Task to complete: Omit any picture, and return the remaining data exactly as written.

Provided data:
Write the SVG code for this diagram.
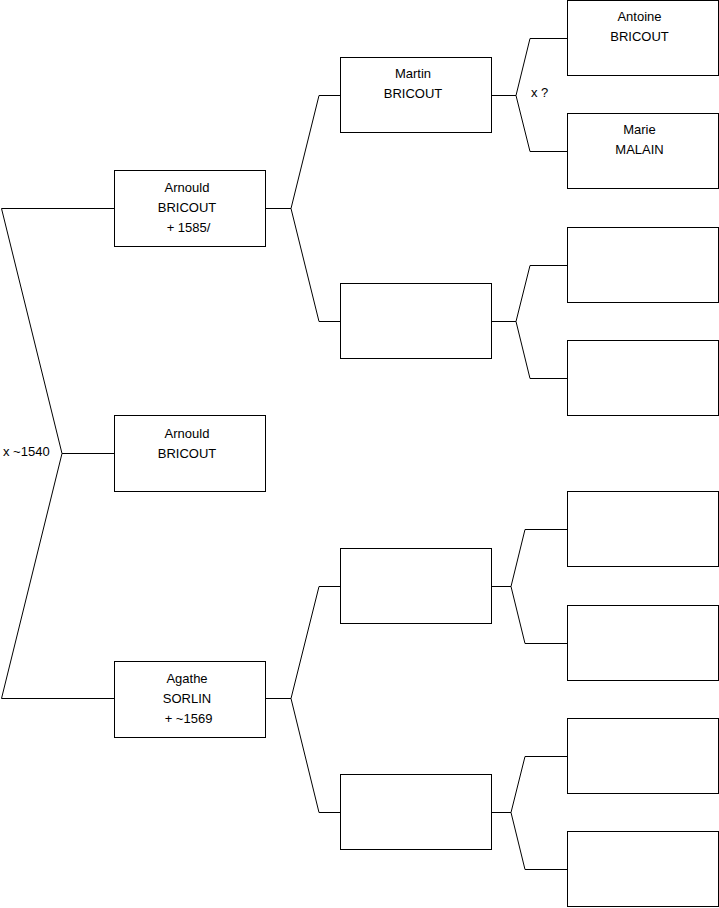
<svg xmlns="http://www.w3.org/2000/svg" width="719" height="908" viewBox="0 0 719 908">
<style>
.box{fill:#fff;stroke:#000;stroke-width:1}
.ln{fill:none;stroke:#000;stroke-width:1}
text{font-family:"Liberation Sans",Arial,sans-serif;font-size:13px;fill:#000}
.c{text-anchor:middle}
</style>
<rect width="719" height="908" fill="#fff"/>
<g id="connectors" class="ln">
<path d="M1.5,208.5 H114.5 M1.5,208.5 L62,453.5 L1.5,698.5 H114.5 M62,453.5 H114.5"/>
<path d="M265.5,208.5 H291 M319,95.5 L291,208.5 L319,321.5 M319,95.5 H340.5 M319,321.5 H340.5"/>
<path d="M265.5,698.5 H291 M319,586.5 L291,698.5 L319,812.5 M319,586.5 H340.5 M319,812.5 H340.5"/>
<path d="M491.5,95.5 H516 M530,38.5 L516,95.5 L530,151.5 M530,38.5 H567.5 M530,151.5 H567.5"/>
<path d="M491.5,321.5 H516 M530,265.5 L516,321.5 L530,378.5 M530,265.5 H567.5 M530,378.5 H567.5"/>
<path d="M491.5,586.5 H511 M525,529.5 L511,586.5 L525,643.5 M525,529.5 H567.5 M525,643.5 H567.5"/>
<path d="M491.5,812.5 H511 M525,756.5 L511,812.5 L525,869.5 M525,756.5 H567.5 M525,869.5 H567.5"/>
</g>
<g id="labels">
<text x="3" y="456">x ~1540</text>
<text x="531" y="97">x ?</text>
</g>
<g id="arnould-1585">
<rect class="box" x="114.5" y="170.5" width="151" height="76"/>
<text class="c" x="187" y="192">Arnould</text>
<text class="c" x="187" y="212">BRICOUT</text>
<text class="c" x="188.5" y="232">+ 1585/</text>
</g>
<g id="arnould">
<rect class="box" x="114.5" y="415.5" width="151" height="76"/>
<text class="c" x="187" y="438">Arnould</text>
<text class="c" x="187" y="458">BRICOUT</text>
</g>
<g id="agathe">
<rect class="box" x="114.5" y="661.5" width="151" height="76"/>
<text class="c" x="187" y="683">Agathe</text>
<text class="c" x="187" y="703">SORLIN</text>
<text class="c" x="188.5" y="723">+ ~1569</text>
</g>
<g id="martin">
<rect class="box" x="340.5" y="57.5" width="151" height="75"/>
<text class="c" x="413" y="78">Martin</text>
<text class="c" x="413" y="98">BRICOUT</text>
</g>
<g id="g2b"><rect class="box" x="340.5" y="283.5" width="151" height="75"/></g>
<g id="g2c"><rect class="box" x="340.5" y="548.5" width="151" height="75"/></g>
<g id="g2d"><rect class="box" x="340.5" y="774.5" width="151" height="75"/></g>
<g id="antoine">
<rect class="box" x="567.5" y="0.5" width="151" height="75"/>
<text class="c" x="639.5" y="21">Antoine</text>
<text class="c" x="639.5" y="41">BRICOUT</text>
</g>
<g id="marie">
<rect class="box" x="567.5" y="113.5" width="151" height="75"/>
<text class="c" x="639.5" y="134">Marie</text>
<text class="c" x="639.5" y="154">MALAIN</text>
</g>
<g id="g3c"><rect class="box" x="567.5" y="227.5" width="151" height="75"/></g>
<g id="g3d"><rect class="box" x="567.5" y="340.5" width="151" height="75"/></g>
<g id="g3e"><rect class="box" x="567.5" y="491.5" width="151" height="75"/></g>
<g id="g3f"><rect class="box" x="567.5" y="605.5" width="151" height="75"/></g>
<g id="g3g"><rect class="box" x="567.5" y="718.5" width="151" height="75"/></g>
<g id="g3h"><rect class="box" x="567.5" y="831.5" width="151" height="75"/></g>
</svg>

Solution to this exercise:
Write the SVG code for this diagram.
<svg xmlns="http://www.w3.org/2000/svg" width="719" height="908" viewBox="0 0 719 908">
<style>
.box{fill:#fff;stroke:#000;stroke-width:1}
.ln{fill:none;stroke:#000;stroke-width:1}
text{font-family:"Liberation Sans",Arial,sans-serif;font-size:13px;fill:#000}
.c{text-anchor:middle}
</style>
<rect width="719" height="908" fill="#fff"/>
<g id="connectors" class="ln">
<path d="M1.5,208.5 H114.5 M1.5,208.5 L62,453.5 L1.5,698.5 H114.5 M62,453.5 H114.5"/>
<path d="M265.5,208.5 H291 M319,95.5 L291,208.5 L319,321.5 M319,95.5 H340.5 M319,321.5 H340.5"/>
<path d="M265.5,698.5 H291 M319,586.5 L291,698.5 L319,812.5 M319,586.5 H340.5 M319,812.5 H340.5"/>
<path d="M491.5,95.5 H516 M530,38.5 L516,95.5 L530,151.5 M530,38.5 H567.5 M530,151.5 H567.5"/>
<path d="M491.5,321.5 H516 M530,265.5 L516,321.5 L530,378.5 M530,265.5 H567.5 M530,378.5 H567.5"/>
<path d="M491.5,586.5 H511 M525,529.5 L511,586.5 L525,643.5 M525,529.5 H567.5 M525,643.5 H567.5"/>
<path d="M491.5,812.5 H511 M525,756.5 L511,812.5 L525,869.5 M525,756.5 H567.5 M525,869.5 H567.5"/>
</g>
<g id="labels">
<text x="3" y="456">x ~1540</text>
<text x="531" y="97">x ?</text>
</g>
<g id="arnould-1585">
<rect class="box" x="114.5" y="170.5" width="151" height="76"/>
<text class="c" x="187" y="192">Arnould</text>
<text class="c" x="187" y="212">BRICOUT</text>
<text class="c" x="188.5" y="232">+ 1585/</text>
</g>
<g id="arnould">
<rect class="box" x="114.5" y="415.5" width="151" height="76"/>
<text class="c" x="187" y="438">Arnould</text>
<text class="c" x="187" y="458">BRICOUT</text>
</g>
<g id="agathe">
<rect class="box" x="114.5" y="661.5" width="151" height="76"/>
<text class="c" x="187" y="683">Agathe</text>
<text class="c" x="187" y="703">SORLIN</text>
<text class="c" x="188.5" y="723">+ ~1569</text>
</g>
<g id="martin">
<rect class="box" x="340.5" y="57.5" width="151" height="75"/>
<text class="c" x="413" y="78">Martin</text>
<text class="c" x="413" y="98">BRICOUT</text>
</g>
<g id="g2b"><rect class="box" x="340.5" y="283.5" width="151" height="75"/></g>
<g id="g2c"><rect class="box" x="340.5" y="548.5" width="151" height="75"/></g>
<g id="g2d"><rect class="box" x="340.5" y="774.5" width="151" height="75"/></g>
<g id="antoine">
<rect class="box" x="567.5" y="0.5" width="151" height="75"/>
<text class="c" x="639.5" y="21">Antoine</text>
<text class="c" x="639.5" y="41">BRICOUT</text>
</g>
<g id="marie">
<rect class="box" x="567.5" y="113.5" width="151" height="75"/>
<text class="c" x="639.5" y="134">Marie</text>
<text class="c" x="639.5" y="154">MALAIN</text>
</g>
<g id="g3c"><rect class="box" x="567.5" y="227.5" width="151" height="75"/></g>
<g id="g3d"><rect class="box" x="567.5" y="340.5" width="151" height="75"/></g>
<g id="g3e"><rect class="box" x="567.5" y="491.5" width="151" height="75"/></g>
<g id="g3f"><rect class="box" x="567.5" y="605.5" width="151" height="75"/></g>
<g id="g3g"><rect class="box" x="567.5" y="718.5" width="151" height="75"/></g>
<g id="g3h"><rect class="box" x="567.5" y="831.5" width="151" height="75"/></g>
</svg>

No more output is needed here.